**** RAW DATA ****

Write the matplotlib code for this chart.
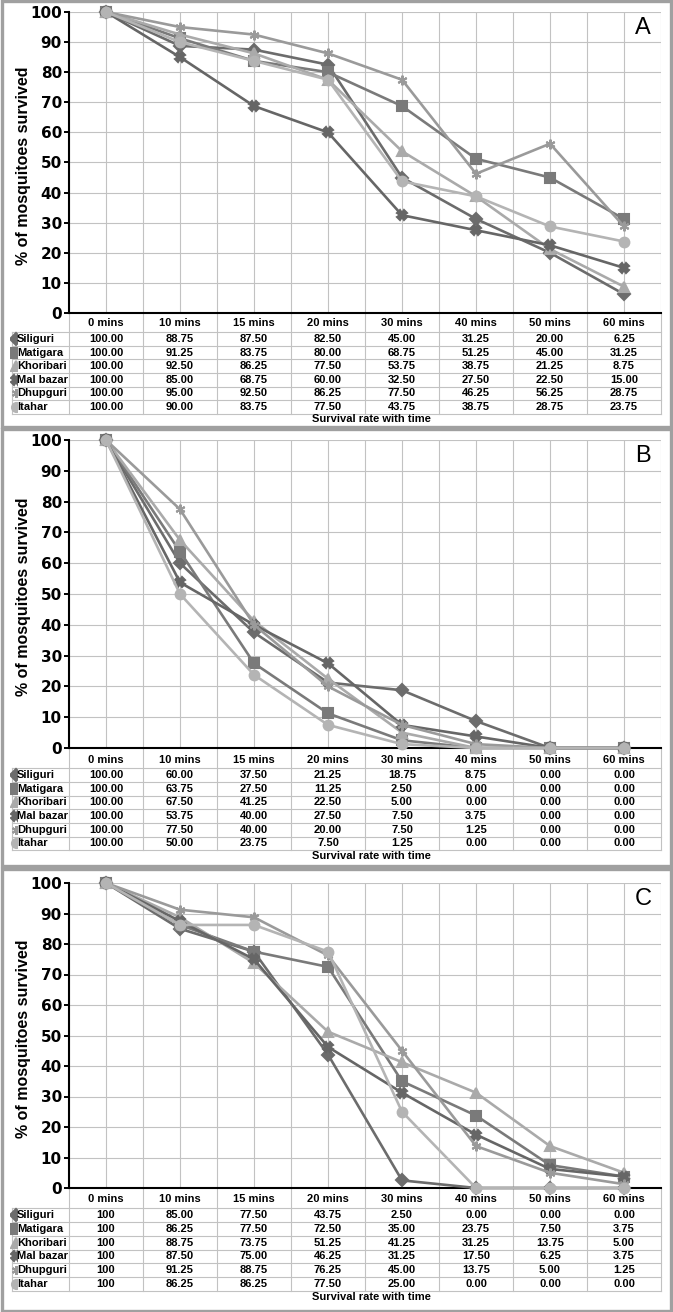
import numpy as np
import matplotlib.pyplot as plt
from matplotlib.patches import Rectangle
from matplotlib.transforms import blended_transform_factory, Bbox, TransformedBbox

plt.rcParams['font.family'] = ['Liberation Sans', 'DejaVu Sans']

times = ['0 mins', '10 mins', '15 mins', '20 mins', '30 mins', '40 mins', '50 mins', '60 mins']
sites = ['Siliguri', 'Matigara', 'Khoribari', 'Mal bazar', 'Dhupguri', 'Itahar']

# % survived, one row per site
surv_a = [[100, 88.75, 87.50, 82.50, 45.00, 31.25, 20.00, 6.25],
          [100, 91.25, 83.75, 80.00, 68.75, 51.25, 45.00, 31.25],
          [100, 92.50, 86.25, 77.50, 53.75, 38.75, 21.25, 8.75],
          [100, 85.00, 68.75, 60.00, 32.50, 27.50, 22.50, 15.00],
          [100, 95.00, 92.50, 86.25, 77.50, 46.25, 56.25, 28.75],
          [100, 90.00, 83.75, 77.50, 43.75, 38.75, 28.75, 23.75]]

surv_b = [[100, 60.00, 37.50, 21.25, 18.75, 8.75, 0.00, 0.00],
          [100, 63.75, 27.50, 11.25, 2.50, 0.00, 0.00, 0.00],
          [100, 67.50, 41.25, 22.50, 5.00, 0.00, 0.00, 0.00],
          [100, 53.75, 40.00, 27.50, 7.50, 3.75, 0.00, 0.00],
          [100, 77.50, 40.00, 20.00, 7.50, 1.25, 0.00, 0.00],
          [100, 50.00, 23.75, 7.50, 1.25, 0.00, 0.00, 0.00]]

surv_c = [[100, 85.00, 77.50, 43.75, 2.50, 0.00, 0.00, 0.00],
          [100, 86.25, 77.50, 72.50, 35.00, 23.75, 7.50, 3.75],
          [100, 88.75, 73.75, 51.25, 41.25, 31.25, 13.75, 5.00],
          [100, 87.50, 75.00, 46.25, 31.25, 17.50, 6.25, 3.75],
          [100, 91.25, 88.75, 76.25, 45.00, 13.75, 5.00, 1.25],
          [100, 86.25, 86.25, 77.50, 25.00, 0.00, 0.00, 0.00]]

colors = ['#6c6c6c', '#7a7a7a', '#aaaaaa', '#666666', '#9a9a9a', '#b4b4b4']
markers = ['D', 's', '^', 'X', (6, 2, 0), 'o']
msizes = [6, 7, 7, 7, 7, 7]

W, H = 673, 1312
grid_c = '#c2c2c2'

# label, data, plot top/bottom px, frame top/bottom px, header, first row, row step, caption, first col fmt
panels = [('A', surv_a, 12, 313, 1.5, 427, 10.5, 26, 13.6, 106, '{:.2f}'),
          ('B', surv_b, 440, 748, 429, 866, 12, 27, 13.7, 108, '{:.2f}'),
          ('C', surv_c, 883, 1188, 869, 1310.5, 11, 27, 13.8, 109, '{:.0f}')]

fig = plt.figure(figsize=(W / 100, H / 100), dpi=100)

for lab, data, top, bot, ftop, fbot, hdr, r0, step, cap, fmt0 in panels:
    hpx = bot - top
    wpx = 661 - 69
    ax = fig.add_axes([69 / W, 1 - bot / H, wpx / W, hpx / H])

    def fx(px):
        return (px - 69) / wpx

    def fy(off):
        return -off / hpx

    ax.set_xlim(-0.5, 7.5)
    ax.set_ylim(0, 100)
    ax.set_xticks(np.arange(-0.5, 7.51, 0.5))
    ax.set_xticklabels([])
    ax.set_yticks(range(0, 101, 10))
    ax.tick_params(axis='x', length=0)
    ax.tick_params(axis='y', length=3.6, width=1.4, pad=1.5)
    for t in ax.get_yticklabels():
        t.set_fontweight('bold')
        t.set_fontfamily('DejaVu Sans')
        t.set_fontsize(11)
    ax.grid(True, color=grid_c, lw=0.8)
    ax.set_axisbelow(True)
    for s in ['top', 'right']:
        ax.spines[s].set_visible(False)
    for s in ['left', 'bottom']:
        ax.spines[s].set_linewidth(1.5)
        ax.spines[s].set_zorder(2.5)

    x = np.arange(len(times))
    for i, site in enumerate(sites):
        ax.plot(x, data[i], color=colors[i], marker=markers[i], ms=msizes[i],
                mew=1.5, lw=1.9, clip_on=False, zorder=3 + i)

    ax.text(fx(24), 0.49, '% of mosquitoes survived', rotation=90, ha='center',
            va='center', transform=ax.transAxes, fontsize=11.5, fontweight='bold')
    ax.text(fx(643), 1 - 16 / hpx, lab, transform=ax.transAxes, fontsize=17,
            ha='center', va='center')

    # data table under the plot
    trans = blended_transform_factory(ax.transData, ax.transAxes)
    for j, t in enumerate(times):
        ax.text(j, fy(hdr), t, transform=trans, ha='center', va='center',
                fontsize=8, fontweight='bold')
    for i, site in enumerate(sites):
        yy = fy(r0 + i * step)
        m, = ax.plot([fx(16)], [yy], transform=ax.transAxes, marker=markers[i],
                     ms=6.5, mew=1.5, color=colors[i], ls='none')
        m.set_clip_box(TransformedBbox(Bbox.from_extents(fx(10), fy(120), fx(16.5), 0),
                                       ax.transAxes))
        ax.text(fx(17), yy, site, transform=ax.transAxes, ha='left', va='center',
                fontsize=8, fontweight='bold')
        for j, v in enumerate(data[i]):
            s = fmt0.format(v) if j == 0 else '{:.2f}'.format(v)
            ax.text(j, yy, s, transform=trans, ha='center', va='center',
                    fontsize=8, fontweight='bold')

    y_first = fy(r0 - step / 2)
    y_last = fy(r0 - step / 2 + 6 * step)
    for k in range(7):
        yl = fy(r0 - step / 2 + k * step)
        ax.plot([fx(12), 1], [yl, yl], transform=ax.transAxes, clip_on=False,
                color=grid_c, lw=0.8, zorder=1)
    for xb in np.arange(-0.5, 7.51, 1):
        ax.plot([xb, xb], [0, y_last], transform=trans, clip_on=False,
                color=grid_c, lw=0.8, zorder=1)
    ax.plot([fx(12), fx(12)], [y_first, y_last], transform=ax.transAxes,
            clip_on=False, color=grid_c, lw=0.8, zorder=1)

    ax.text(fx(371), fy(cap), 'Survival rate with time', transform=ax.transAxes,
            ha='center', va='center', fontsize=8, fontweight='bold')

    fig.add_artist(Rectangle((1.5 / W, 1 - fbot / H), 669 / W, (fbot - ftop) / H,
                             transform=fig.transFigure, fill=False,
                             edgecolor='#a0a0a0', lw=2.4))

plt.savefig('out.png', dpi=100)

****

WRITTEN TASK:
Reproduce exactly the run of lines that opens the listing and closes with the line holding "[100, 90.00, 83.75, 77.50, 43.75, 38.75, 28.75, 23.75]]". Pictures are excluded.

REPLY TO THE TASK:
Write the matplotlib code for this chart.
import numpy as np
import matplotlib.pyplot as plt
from matplotlib.patches import Rectangle
from matplotlib.transforms import blended_transform_factory, Bbox, TransformedBbox

plt.rcParams['font.family'] = ['Liberation Sans', 'DejaVu Sans']

times = ['0 mins', '10 mins', '15 mins', '20 mins', '30 mins', '40 mins', '50 mins', '60 mins']
sites = ['Siliguri', 'Matigara', 'Khoribari', 'Mal bazar', 'Dhupguri', 'Itahar']

# % survived, one row per site
surv_a = [[100, 88.75, 87.50, 82.50, 45.00, 31.25, 20.00, 6.25],
          [100, 91.25, 83.75, 80.00, 68.75, 51.25, 45.00, 31.25],
          [100, 92.50, 86.25, 77.50, 53.75, 38.75, 21.25, 8.75],
          [100, 85.00, 68.75, 60.00, 32.50, 27.50, 22.50, 15.00],
          [100, 95.00, 92.50, 86.25, 77.50, 46.25, 56.25, 28.75],
          [100, 90.00, 83.75, 77.50, 43.75, 38.75, 28.75, 23.75]]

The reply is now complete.